The United States and its allies took the extraordinary step of attributing cyberattacks that exploited vulnerabilities in Microsoft’s Exchange Server to hackers affiliated with China’s Ministry of State Security.
In a separate action announced as part of the same statement, the U.S. Justice Department unsealed criminal charges against four people whom it identified as MSS hackers — accusing them of engaging in “a multiyear campaign targeting foreign governments and entities in key sectors, including maritime, aviation, defense, education, and healthcare in a least a dozen countries.”
That indictment lists among the targets of the attempted hacks “a Washington university with an Applied Physics Laboratory involved in maritime research and development.” GeekWire has contacted the University of Washington, which appears to uniquely fit that description, for further comment.
[Update: Cyberattacks targeting the University of Washington and other institutions were documented in a 2019 report by iDefense, as reported by the Wall Street Journal at the time.
Separately, the University of Washington confirmed that it is the institution referenced in the indictment.
“The University of Washington takes cybersecurity very seriously and is aware of phishing and hacking efforts here and at major research universities around the world,” said UW spokesperson Victor Balta via email. “The UW acts to block all reported phishing messages targeting UW credentials, and actively monitors for compromised accounts and disables them to help reduce malicious behavior as soon as they are identified.”]
Both actions are part of a broader attempt by the U.S. and its NATO allies to identify and curb what they describe as China’s “irresponsible state behavior.”
The attribution of the Exchange Server hacks builds on Microsoft’s identification of the hackers in March as the Chinese group Hafnium, which the company described at the time as a “highly skilled and sophisticated actor.”
The attributions made by the U.S. government and its allies Monday morning are “an important and positive step that will contribute to our collective security,” said Tom Burt, Microsoft’s corporate vice president, customer security and trust.
“Attributions like these will help the international community ensure those behind indiscriminate attacks are held accountable,” Burt said. “Transparency is critical if we’re to combat the rising cyberattacks we see across the planet against individuals, organizations and nations.”
The White House said in its statement, “Before Microsoft released its security updates, MSS-affiliated cyber operators exploited these vulnerabilities to compromise tens of thousands of computers and networks worldwide in a massive operation that resulted in significant remediation costs for its mostly private sector victims.”
It added, “We have raised our concerns about both this incident and the PRC’s broader malicious cyber activity with senior PRC Government officials, making clear that the PRC’s actions threaten security, confidence, and stability in cyberspace.”

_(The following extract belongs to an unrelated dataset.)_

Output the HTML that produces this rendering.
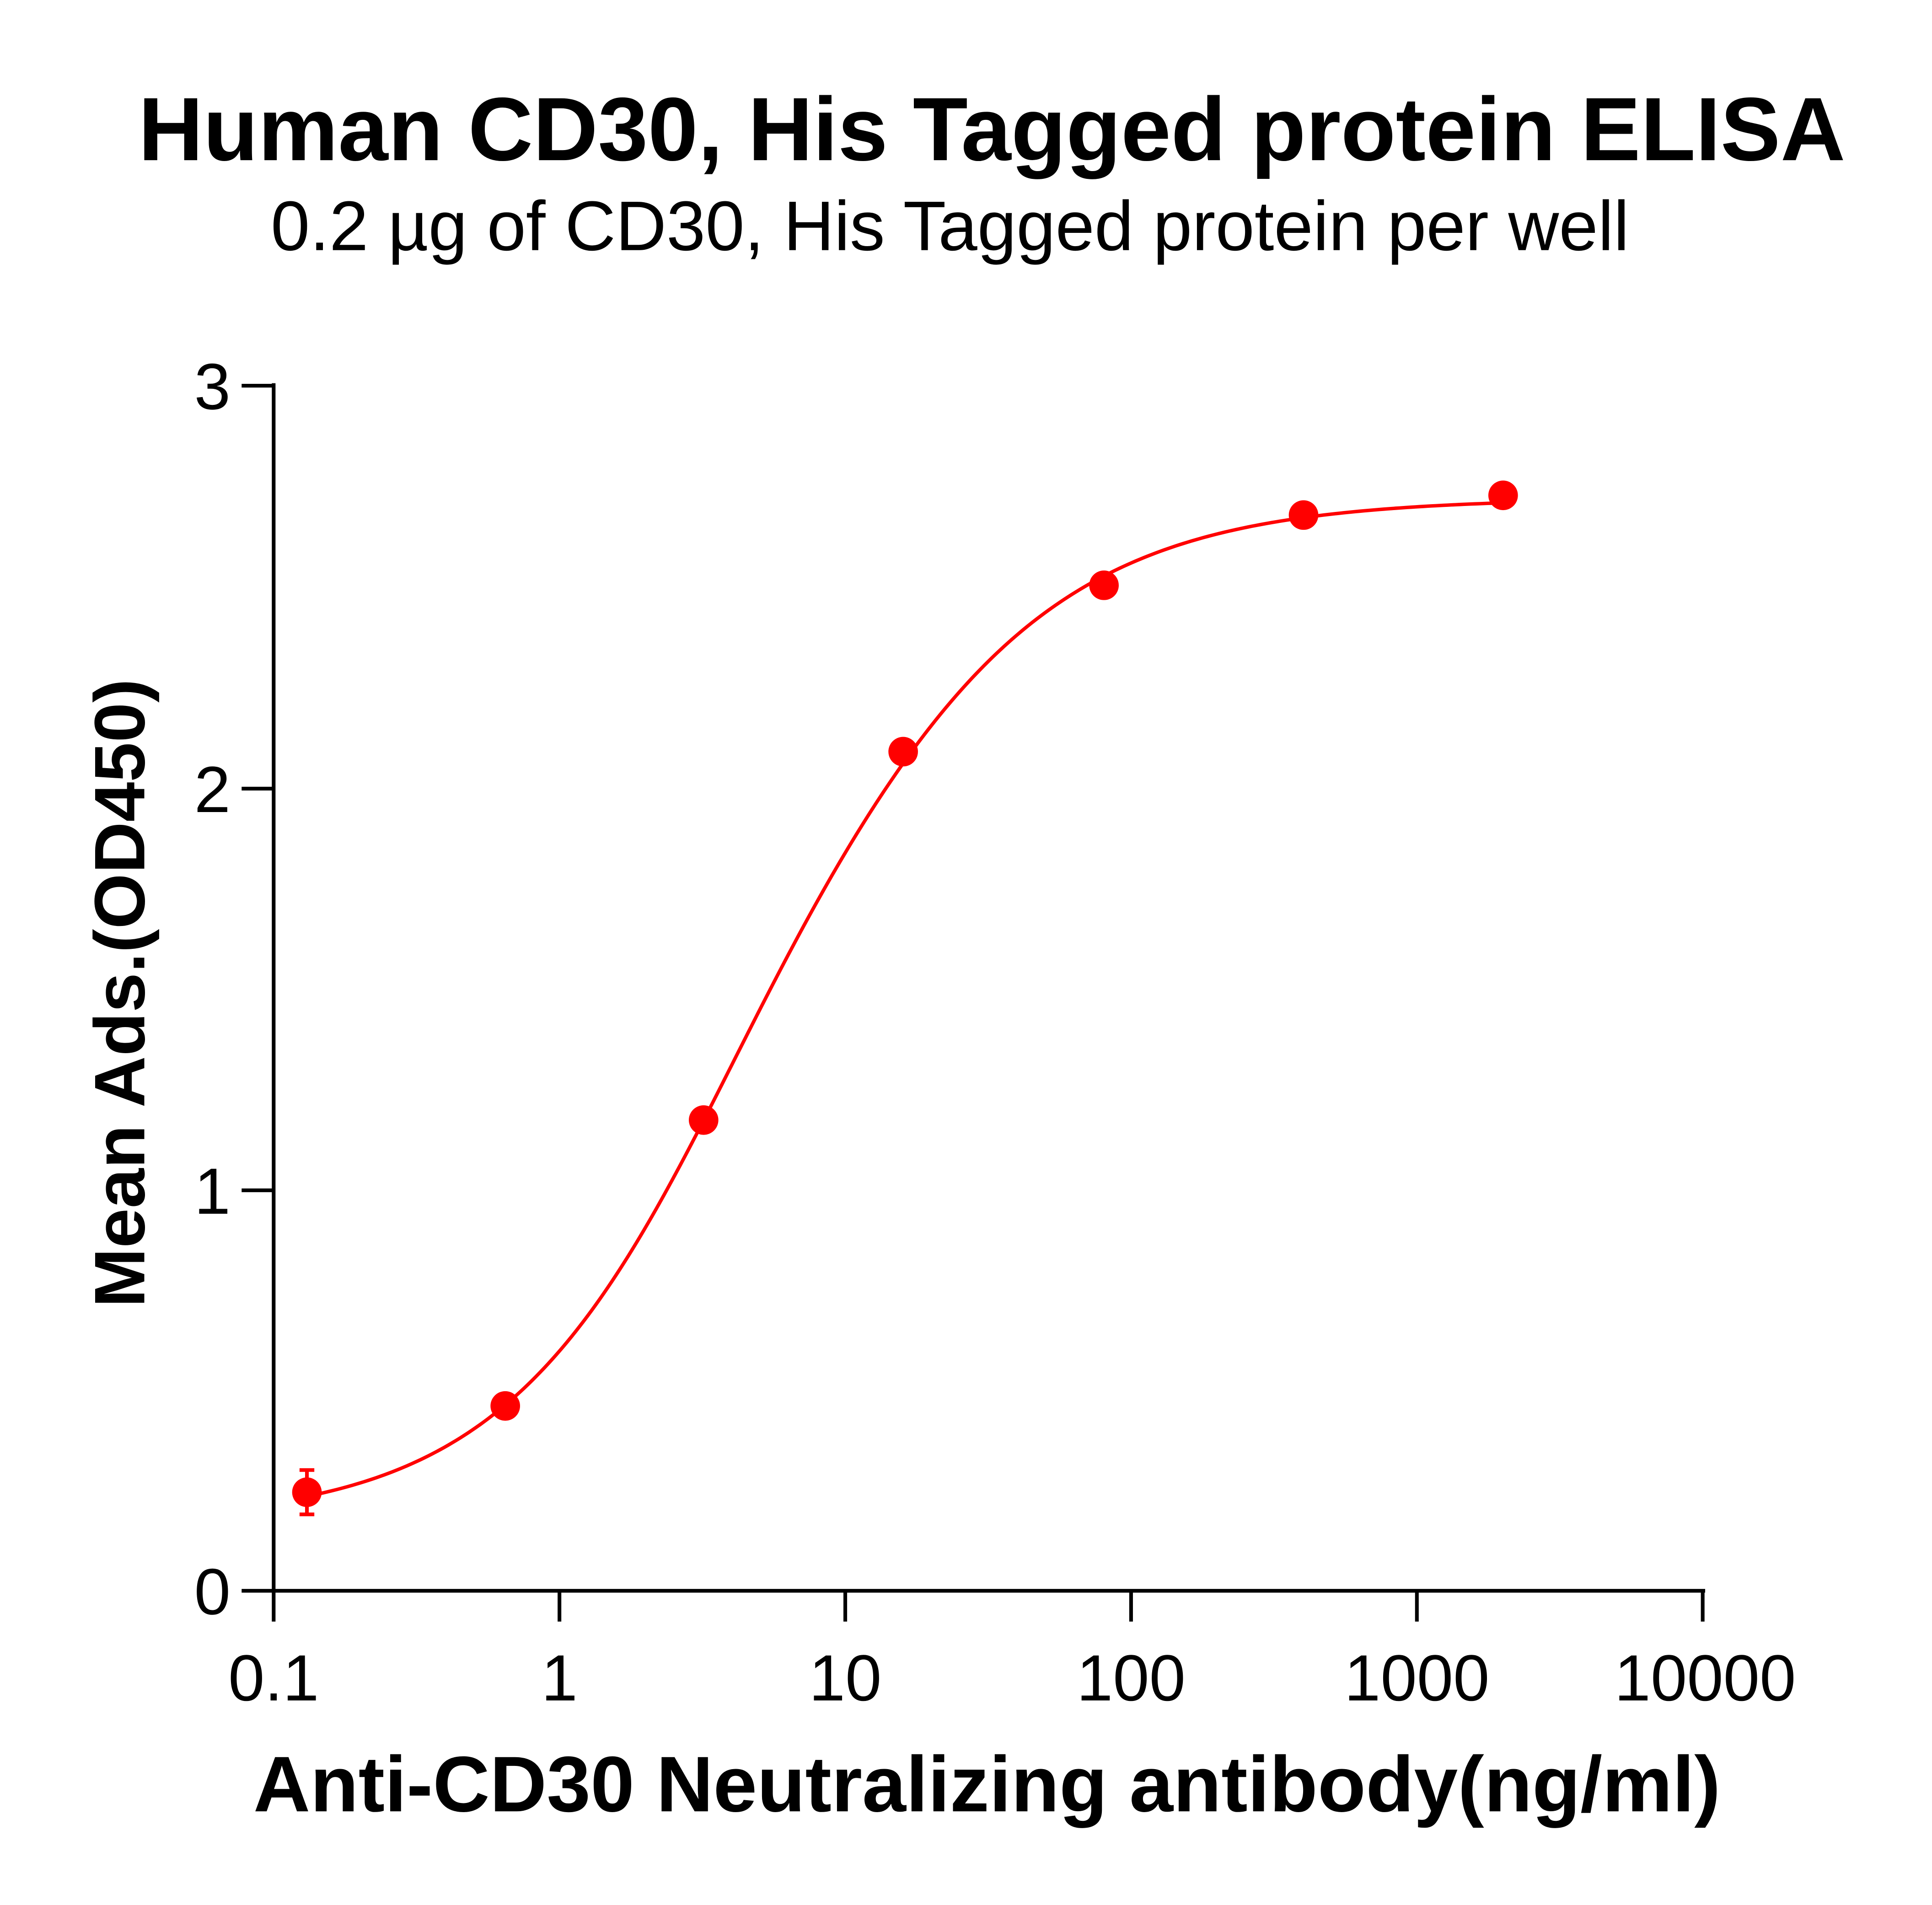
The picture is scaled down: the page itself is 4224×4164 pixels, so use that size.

The newly unsealed grand jury indictment against four alleged MSS affiliates was originally filed May 28 in the U.S. District Court for the Southern District of California.
The indictment alleges, “The object of the conspiracy was to install malware and hacking tools on protected computers and to leverage such malware and tools to commit unauthorized computer intrusions, all with the goal of stealing information of value from foreign governments, universities, and companies on behalf of the PRC and its instrumentalities, including state-owned enterprises in the railway and shipbuilding industries, and PRC state-sponsored and private sector biopharmaceutical and other companies.”
It refers to the targets of the hacks by pseudonyms, using the name “University G” for the Washington university with the maritime-oriented Applied Physics Lab.
As part of a multi-year effort to infiltrate computer systems, the indictment says the hackers in 2016 and 2017 sent targeted malicious emails, known as spear phishing attacks, to researchers and labs at institutions including University G, using email accounts the hackers had previously compromised.
An examination of spear phishing emails sent in December 2017 to University G and a Pennsylvania university (“University D”) revealed that the hackers had specific interest in “nanopore data used in virus research that University G had exclusively licensed to a private company,” according to the indictment.
The University of Washington in October 2013 announced that researchers led by UW physicist Jens Gundlach had developed “a nanopore sequencing technology capable of reading the sequence of a single DNA molecule,” and licensed the technology to San Diego-based Illumina Inc.
It is not clear from the indictment if the spear phishing attacks against “University G” were successful.